Tuesday, January 4, 2011

CT and Me

This is a photo of me and CT.

CT is my best friend. Her birthday is the same as my husband's so I tell people they are twins.

She is a very talented architect, a gay woman, and I adore her. We've been friends for about 15 years. Several years ago, CT and her long time-partner broke up right about Christmas time. Alex and I say we keep her spirits up over the holidays, but actually, she keeps our spirits up too.

We have several traditions with CT. We, of course, do a birthday party for her and Alex every year. And we celebrate New Years Eve together too. We always go to dinner somewhere nice and then to a movie. Generally, we get home by 11 PM or so and then stay up to toast in the New Year at midnight. This year was no exception. CT and Alex usually stay up and watch horror movies after I go to bed.

About 4 AM ,CT came to our bedroom door and I got up to see what was wrong. She was dreadfully sick and had been for hours. I got her something to settle her stomach and put her back to bed.

I was a little worried that she was very dehydrated so I brought her some 7-Up and took her temperature. CT had a fever of almost 102. Damn! I got in bed with her so I could keep an eye on her for the remainder of the night.

When Alex came downstairs the next morning, and found me in bed with CT, he did what any normal man would do. He grabbed the camera. It was a cute photo! And if I decide to switch teams, we would make a cute couple!

Sunday, January 2, 2011

Chasing "Happy"


For many years, I felt like the key to "happy" was financial security.

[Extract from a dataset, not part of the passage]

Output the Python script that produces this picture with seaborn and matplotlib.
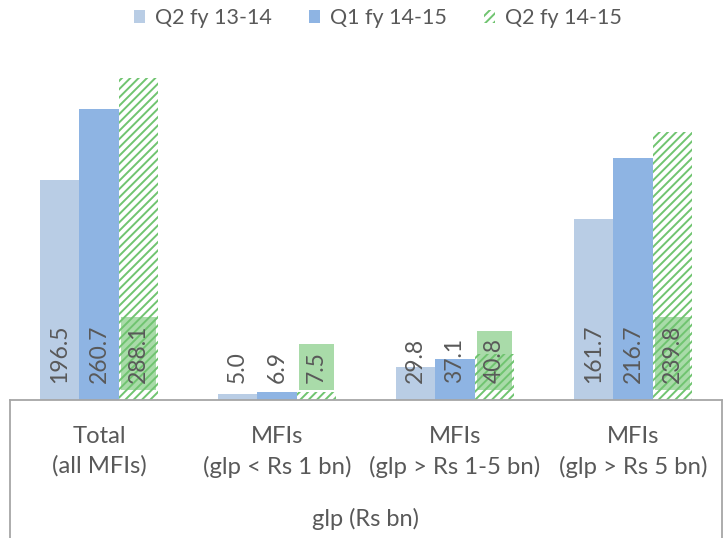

My first husband and I had a friend who was the sole heir to the Sutro Baths fortune. He was a wealthy young man, but I'd have to say, he was not happy.

Because my husband and I were a struggling young married couple, we could not believe this guy was as sad as he was.

When I was 24, I got divorced. I got two important things out of the marriage, my son, John, age 3, and my daughter, Sheila, age 3 months. We did own a home and I got some proceeds from that, and a modest amount of child support.

I got a poorly paying job at Chevron USA, and struggled to make ends meet. The role of a single working mother is not an easy one. Fortunately, I was too young and stupid to realize it would be a really rough road.

By the time I had paid rent for my funky San Francisco apartment, utilities, and childcare, we were pretty much broke all of the time. I worried about money a lot. Still, I can say that this was the happiest time of my life.

Somehow, I managed to take the kids out for pizza every Friday night. There was a place that showed old movies and had lovely management. The kids and I would sit, me sipping a glass of cheap red wine, for hours while we devoured our small cheese pizza and watched some old black and white movie on a projection screen.

Friday nights were special because the kids shared my bed. We watched something called "Creature Features" while eating cookies and drinking hot chocolate. (Of course, letting my 4 year old son watch "Night of the Living Dead" could have earned me a visit from CPS, but it didn't.)

I remember feeling real joy in our lives. We didn't have much, but we were very happy. Money was always an issue, but somehow, it was not really something that brought me down. (Except on those rare occasions when I thought it would be great if the world would end before the Macy's credit card came due.)

I was not much of a cook. My kids and I lived on beans, rice and noodles, along with fruit and vegetables. (Actually, that was probably better for us than I ever imagined. Meat was a once a month luxury.)

I was able to keep a roof over our heads, and clothing on our backs, and food in our bellies. So I thought I was doing great. It wasn't easy, but it was fun. I remember going to free concerts, opera and ballet in the parks. The kids loved it and I did too.

Today, I am comfortable. I can afford to buy what I want. We live in a nice house. We have nice cars. We have savings. But where is the joy? I'm not unhappy, but I'm not "striving or struggling". Was it better when I was?

Alex talks about getting a teaching position at the college on the Navajo Rez. We could get a double wide and have a satellite dish and a pick up truck. You know, that might be fun.